Hire a Criminal Defense Attorney
When you know you are innocent, you may think the whole misunderstanding will just go away when you explain that you did not commit the crime. Unfortunately, your innocence may not be that simple to demonstrate, or you wouldn’t be in this situation.
Do not make the mistake of thinking that you do not need an attorney because you know you are innocent. A good criminal defense attorney with experience handling cases where a defendant was accused of a similar crime can build a strategy to fight the accusation. You should not attempt to manage this on your own because there is too much at stake, and you cannot afford to take any risks with your future and freedom.
Move Quickly to Avoid Charges
If you have hired a good attorney, he or she may be able to proactively take steps before you are officially charged with a crime. A local attorney who knows the prosecution and has made deals with them on behalf of other defendants can be a huge asset in your circumstances. Your attorney can assert that the prosecution made an error and present information or evidence that demonstrates they have the wrong person.

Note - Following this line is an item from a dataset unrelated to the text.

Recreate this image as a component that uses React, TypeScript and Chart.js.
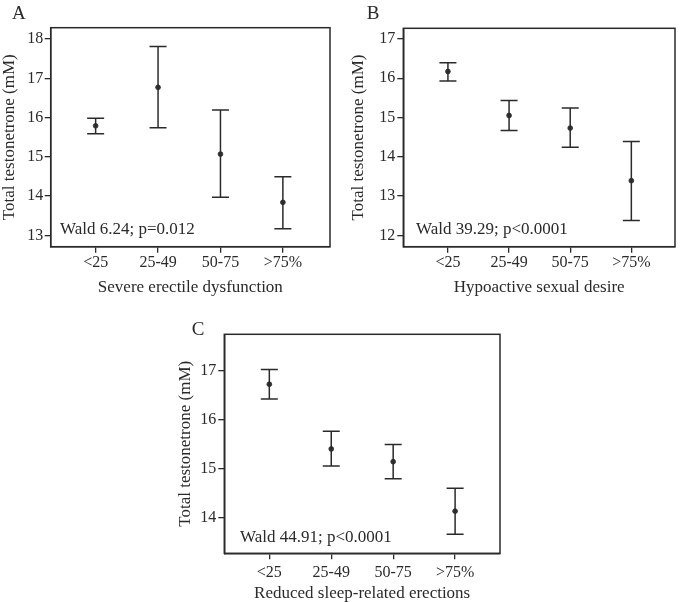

Your attorney will likely conduct a thorough investigation to collect as much evidence as possible. Work with your attorney to pull together any evidence that can help prove this was a case of mistaken identity and that you were in fact not at the scene when the crime was committed. Examples of such evidence could be video or camera footage, shopping or parking receipts, email, GPS data, witness accounts, or anything else that you can use to show that you could not have committed the crime because you have an alibi.
Do Not Contact Your Accuser
Although this is a frightening situation and you may be panicking, it is very important that you remain calm and use sound judgment. Actions you take that you think will help you may in fact be ill-advised. For example, it can be tempting to contact accusers or witnesses to ask why they have made false accusations against you or to try to prove your innocence to them. This can hurt your cause more than help. It could even be seen as intimidating and tampering.
Do Not Incriminate Yourself
Falsely accused defendants often make the mistake of speaking freely with officials, thinking they have nothing to hide because they are innocent. When you are facing criminal accusations, you have a right to remain silent. Be sure to exercise that right by not speaking with law enforcement or the prosecution if you are questioned.